A Pluralistic Approach
A pluralistic approach is a collaborative mix of various models of therapy. The basic idea is to follow the rule that each and every client is unique - and therefore will require different outcomes from the therapy they receive.
Taking this as a starting point, a pluralistic approach creates a different framework for each client, and the therapist is able to implement a range of different and varied models and methods into their practice.
One of the key elements of this approach is that a mutual decision-making process is put into place. From here, the client is able to talk about what they hope to gain from therapy and the therapist is able to devise the most effective way to help them to achieve this.
Here are brief explanations of some of the models of therapy I use:
Person Centred Therapy (PCT)
Elements of PCT influence my approach to clients, putting them at the centre of our work. A leading author on this style of therapy, Carl Rogers, views the client as the best informed about themselves.
PCT explores the client’s beliefs and values; for example, where they believe they have to meet certain conditions to deserve or receive love and acceptance. This process enables us to work together to become more compatible around their relationships and for this to happen there needs to be a psychological connection and communication between therapist and client. This in turn creates an environment conducive to change, enabling increased self-awareness of the client’s own issues and the space for them to heal.
PCT underlines the power of the relationship between therapist and client and in these interactions I accept that our worlds are brought together in the therapy session. Client’s perceptions about themselves are seen as internally constructed throughout their life, and how they respond to life events impacts their relationships and further experiences.
Cognitive Behavioural Therapy (CBT)
CBT is a time-limited, evidence-based approach which at it’s core is the belief that our thoughts, emotions and actions are inter-connected. I use a person-centred approach to establish a therapeutic relationship and where relevant, utilise CBT to help with behavioural change.
Negative patterns of thinking, feelings and behaviours can lead to some individuals feeling helpless, hopeless and unlovable. CBT refers to this as ‘automatic negative thoughts’ which may lead the client to have a distorted view of what feels real. It also explores the client’s reasoning, including cognitive distortions such as catastrophising - expecting that the worst will happen. I will often give homework to my clients, encouraging them to note related emotions and events over the forthcoming week, which will inform our next session.
I also use Socratic Questioning as a way to co-investigate and uncover a client’s interpretations that contribute to their difficulties. This enables the therapist to challenge the client’s thoughts and beliefs about themselves by exploring the evidence for them. The client is then able to gauge a more realistic, evidence-based perspective, utilising behavioural experiments.

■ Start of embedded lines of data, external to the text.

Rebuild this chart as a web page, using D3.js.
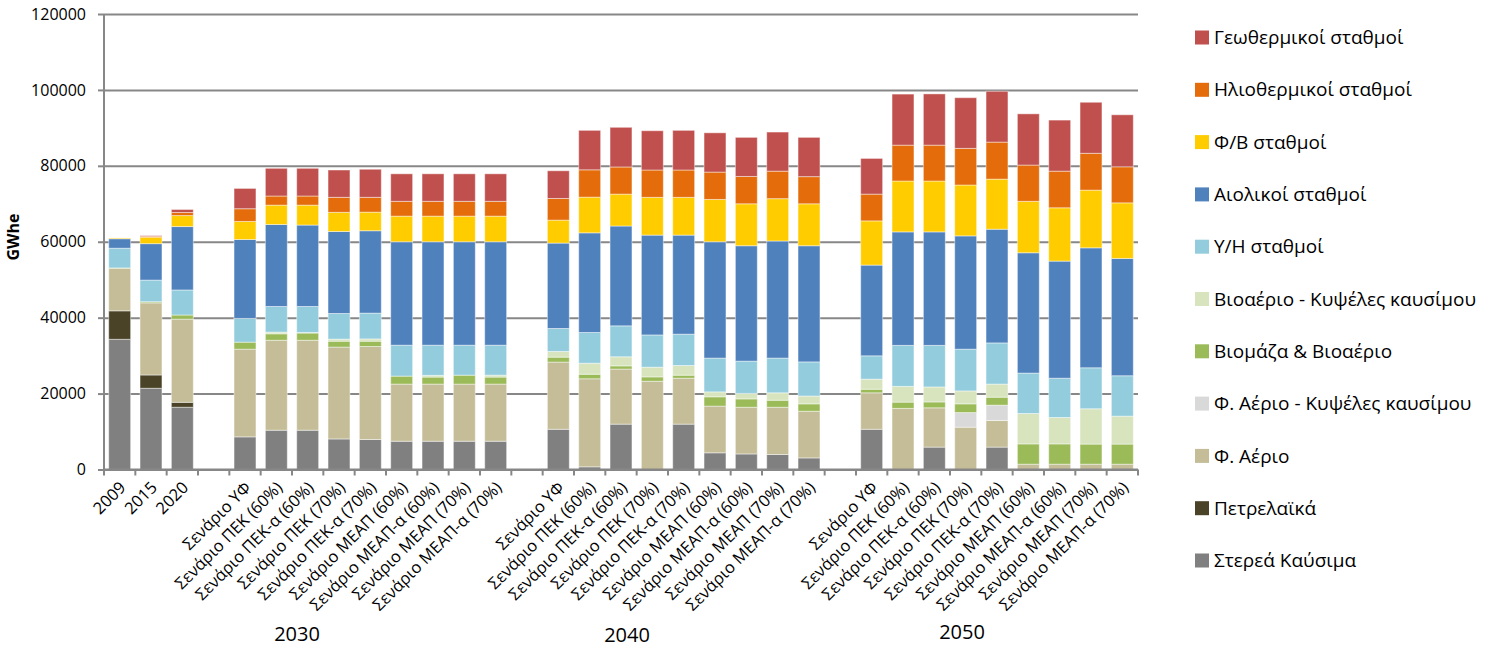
<!DOCTYPE html>
<html><head><meta charset="utf-8">
<script src="https://cdn.jsdelivr.net/npm/d3@7"></script>
<style>
html,body{margin:0;padding:0;background:#fff;}
svg{display:block;font-family:"Open Sans","Noto Sans",sans-serif;}
</style></head>
<body><svg id="chart" width="1501" height="649"></svg>
<script>
// ---- DATA ----
const scen = ["Σενάριο ΥΦ","Σενάριο ΠΕΚ (60%)","Σενάριο ΠΕΚ-α (60%)","Σενάριο ΠΕΚ (70%)","Σενάριο ΠΕΚ-α (70%)","Σενάριο ΜΕΑΠ (60%)","Σενάριο ΜΕΑΠ-α (60%)","Σενάριο ΜΕΑΠ (70%)","Σενάριο ΜΕΑΠ-α (70%)"];
const categories = ["2009","2015","2020",""].concat(scen, [""], scen, [""], scen);
const groupLabels = ["2030","2040","2050"];
const yTicks = [0,20000,40000,60000,80000,100000,120000];

const seriesNames = ["Στερεά Καύσιμα","Πετρελαϊκά","Φ. Αέριο","Φ. Αέριο - Κυψέλες καυσίμου","Βιομάζα & Βιοαέριο","Βιοαέριο - Κυψέλες καυσίμου","Υ/Η σταθμοί","Αιολικοί σταθμοί","Φ/Β σταθμοί","Ηλιοθερμικοί σταθμοί","Γεωθερμικοί σταθμοί"];
const seriesColors = ["#808080","#4a4328","#c4bd97","#d9d9d9","#9bbb59","#d7e4bd","#93cddd","#4f81bd","#ffcc00","#e46c0a","#c0504d"];

//                 2009  2015  2020  -   2030 x9 | - | 2040 x9 | - | 2050 x9
const solid  = [34300,21400,16400,0, 8600,10350,10350,8050,7900,7450,7450,7450,7450, 0, 10600,700,11950,0,11950,4400,4100,3950,3050, 0, 10600,0,5900,0,5900,0,0,0,0];
const oil    = [7500,3500,1300,0, 0,0,0,0,0,0,0,0,0, 0, 0,0,0,0,0,0,0,0,0, 0, 0,0,0,0,0,0,0,0,0];
const gas    = [11200,19000,21900,0, 23100,23700,23700,24200,24500,15050,15050,15050,15050, 0, 17700,23200,14500,23250,12100,12300,12300,12450,12300, 0, 9600,16100,10350,11150,7000,1400,1400,1400,1400];
const gasFC  = [0,0,0,0, 0,0,0,0,0,0,0,0,0, 0, 0,0,0,0,0,0,0,0,0, 0, 0,0,0,3850,4050,0,0,0,0];
const bio    = [100,300,1100,0, 1850,1700,1900,1550,1400,2100,1850,2350,1850, 0, 1300,1200,850,1150,800,2450,2200,1850,1950, 0, 950,1650,1550,2300,2100,5350,5350,5300,5300];
const bioFC  = [0,0,0,0, 0,450,150,550,600,0,450,0,500, 0, 1500,2900,2400,2550,2550,1300,1450,1950,2050, 0, 2650,4150,3950,3400,3450,8000,6950,9300,7350];
const hydro  = [5200,5700,6600,0, 6250,6750,6850,6750,6800,8150,7950,7900,7900, 0, 6050,8100,8150,8500,8250,8900,8500,9150,9000, 0, 6150,10800,10950,11000,10850,10650,10350,10800,10650];
const wind   = [2500,9600,16700,0, 20800,21600,21450,21600,21700,27250,27250,27250,27250, 0, 22500,26250,26300,26300,26100,30650,30400,30850,30600, 0, 23900,29900,29900,29850,29950,31700,30850,31600,30900];
const pv     = [200,1700,2900,0, 4750,5100,5250,5050,4900,6750,6750,6750,6750, 0, 6050,9400,8400,9950,9950,11150,11050,11150,11050, 0, 11650,13400,13400,13400,13200,13550,14050,15200,14650];
const csp    = [0,250,800,0, 3350,2400,2400,3950,3900,3900,3900,3900,3900, 0, 5700,7200,7150,7200,7200,7200,7200,7250,7150, 0, 7050,9450,9450,9650,9750,9550,9650,9700,9500];
const geo    = [0,150,800,0, 5350,7300,7300,7200,7400,7250,7250,7250,7250, 0, 7300,10400,10450,10350,10450,10350,10300,10300,10350, 0, 9400,13450,13500,13350,13400,13500,13450,13450,13700];

const seriesValues = [solid, oil, gas, gasFC, bio, bioFC, hydro, wind, pv, csp, geo];

// ---- LAYOUT ----
const svg = d3.select("#chart");
const margin = {left:104, top:14};
const W = 1138 - 104, H = 469.5 - 14;
const g = svg.append("g").attr("transform", `translate(${margin.left},${margin.top})`);

const keys = categories.map((c,i)=>"c"+i);
const x = d3.scaleBand().domain(keys).range([0, W]).paddingInner(0.3).paddingOuter(0.15);
const y = d3.scaleLinear().domain([0,120000]).range([H,0]);

const rows = keys.map((k,i)=>{ const r={key:k}; seriesNames.forEach((s,j)=>r[s]=seriesValues[j][i]); return r; });
const stacked = d3.stack().keys(seriesNames)(rows);

// gridlines
g.append("g").call(d3.axisLeft(y).tickValues(yTicks).tickSize(-W).tickFormat(""))
  .call(a=>a.select(".domain").remove())
  .call(a=>a.selectAll("line").attr("stroke","#878787").attr("stroke-width",2));

// bars
g.append("g").selectAll("g").data(stacked).join("g")
  .attr("fill",(d,i)=>seriesColors[i])
  .selectAll("rect").data(d=>d.filter(p=>p[1]-p[0]>0)).join("rect")
  .attr("x",d=>x(d.data.key)).attr("width",x.bandwidth())
  .attr("y",d=>y(d[1])).attr("height",d=>y(d[0])-y(d[1]))
  .attr("stroke","rgba(255,255,255,0.45)").attr("stroke-width",1);

// y axis
const ya = g.append("g").call(d3.axisLeft(y).tickValues(yTicks).tickSize(6).tickPadding(12).tickFormat(d3.format("d")));
ya.select(".domain").attr("stroke","#878787").attr("stroke-width",2).attr("d",`M0,${H}V0`);
ya.selectAll("line").attr("stroke","#878787").attr("stroke-width",2);
ya.selectAll("text").attr("font-size","16px").attr("fill","#000").attr("font-family","Open Sans");

// x axis line + ticks at band boundaries
g.append("line").attr("x1",0).attr("x2",W).attr("y1",H).attr("y2",H).attr("stroke","#878787").attr("stroke-width",2);
const step = x.step();
g.append("g").selectAll("line").data(d3.range(keys.length+1)).join("line")
  .attr("x1",i=>i*step).attr("x2",i=>i*step).attr("y1",H).attr("y2",H+6)
  .attr("stroke","#878787").attr("stroke-width",2);

// x labels
g.append("g").selectAll("text").data(categories.map((c,i)=>({c,k:keys[i]})).filter(d=>d.c)).join("text")
  .attr("transform",d=>`translate(${x(d.k)+x.bandwidth()/2+3},${H+15}) rotate(-45)`)
  .attr("text-anchor","end").attr("dy","0.35em").attr("font-size","16.5px").attr("fill","#000")
  .text(d=>d.c);

// group labels
const groupPos = [[297,641],[627,642],[962,639]];
svg.append("g").selectAll("text").data(groupLabels).join("text")
  .attr("x",(d,i)=>groupPos[i][0]).attr("y",(d,i)=>groupPos[i][1])
  .attr("text-anchor","middle").attr("font-size","20px").attr("fill","#000").text(d=>d);

// y title
svg.append("text").attr("transform","translate(19,237) rotate(-90)").attr("text-anchor","middle")
  .attr("font-size","16px").attr("font-weight","bold").attr("fill","#000").text("GWhe");

// legend (top = last series)
const leg = svg.append("g");
const legItems = seriesNames.map((s,i)=>({s,c:seriesColors[i]})).reverse();
const li = leg.selectAll("g").data(legItems).join("g")
  .attr("transform",(d,i)=>`translate(1195,${37.5+i*52.3})`);
li.append("rect").attr("x",0).attr("y",-7).attr("width",14).attr("height",14).attr("fill",d=>d.c);
li.append("text").attr("x",19).attr("dy","0.35em").attr("font-size","19px").attr("fill","#000").text(d=>d.s);
</script></body></html>
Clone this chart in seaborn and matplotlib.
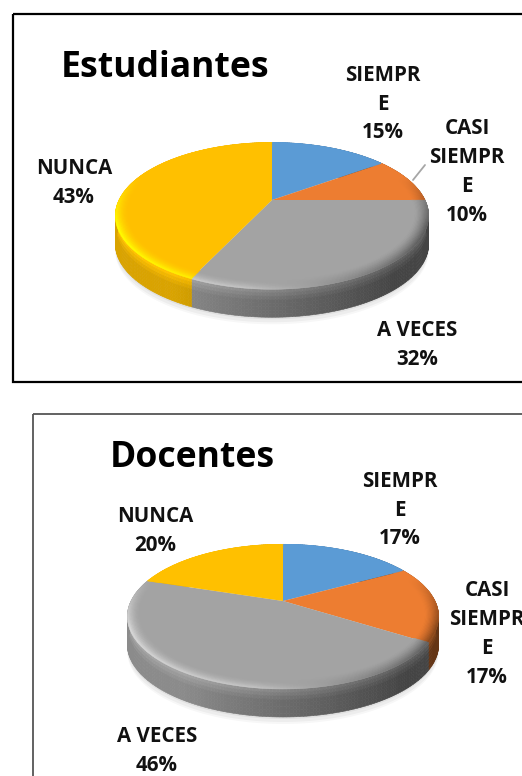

The way we think and feel about something, or an event, will influence the way in which we respond. With CBT the desired emotional or behavioural change happens as our beliefs and interpretations change and subsequently the client may then practice different behaviours.
Schema Therapy (ST)
ST brings together additional theories around core beliefs and structures that have become embedded in the client’s thought process. ST recognises that we all have core emotional needs: security, safety and stability - which if not met, due to perhaps a challenging or toxic childhood, can develop into what is described as a ‘distorted view of self’.
ST explores current issues through the lens of early life experiences that track through history to the present. For example, the client may expect that others will repeatedly hurt, abuse, humiliate, manipulate or take advantage of them. Consequently, our work explores their ‘lived experiences’ and offers a longer term process with the use of change techniques.
Narrative Therapy (NT)
NT sees us as the authors of our own story - and our aim is to help the client to re-author that story in a different way, which can change our experience and perception as well as our behaviour. NT recognises the client as being the expert of their own life and engages with their self-stories which are often carried throughout their lives. As we experience events and interactions, we give meaning to them, and they in turn influence how we see ourselves and the world we experience.
I often use externalising language to enable the client to counter false assumptions, such as being out of touch with their feelings and feeling anxious and depressed. These feelings often lead to self-blame and the client’s failure to acknowledge that external factors have impacted in who they are.
By using these techniques I aim to empower the client to begin a process of re-authoring in order to embrace more of the complexity of their lives and to live life more fully.
Relapse Therapy (RT)
Relapse refers to the reoccurrence of addictive behaviour following an attempt to recover and those struggling with addictions often need to attend several rehab programmes before they can achieve a solid foundation for their recovery and long-term abstinence.
Following detoxification, the client will usually feel significantly better, emotionally and physically, having a much improved cognition, and may experience a return to reasonable physical health. However this often creates the illusion that they are recovering, when in fact their struggles are the consequence of deeper emotional pain which has never been dealt with or resolved. The fact that the client is feeling physically better will not resolve their emotional pain.
Relapse will often occur, not by one thought alone, but rather by a mix of ‘seemingly irrelevant decisions’ which is often triggered by physical, emotional and sensual encounters. Relapse is usually seen seen as part of the recovery process and our aim is to enable clients to recognise the early signs - triggered by anything from resentment, a casual meeting or a familiar sight or smell. Typically, the sequence of change begins with pre-contemplation, moving on to contemplation, followed by preparation - which on most occasions will lead to actions and subsequently, relapse.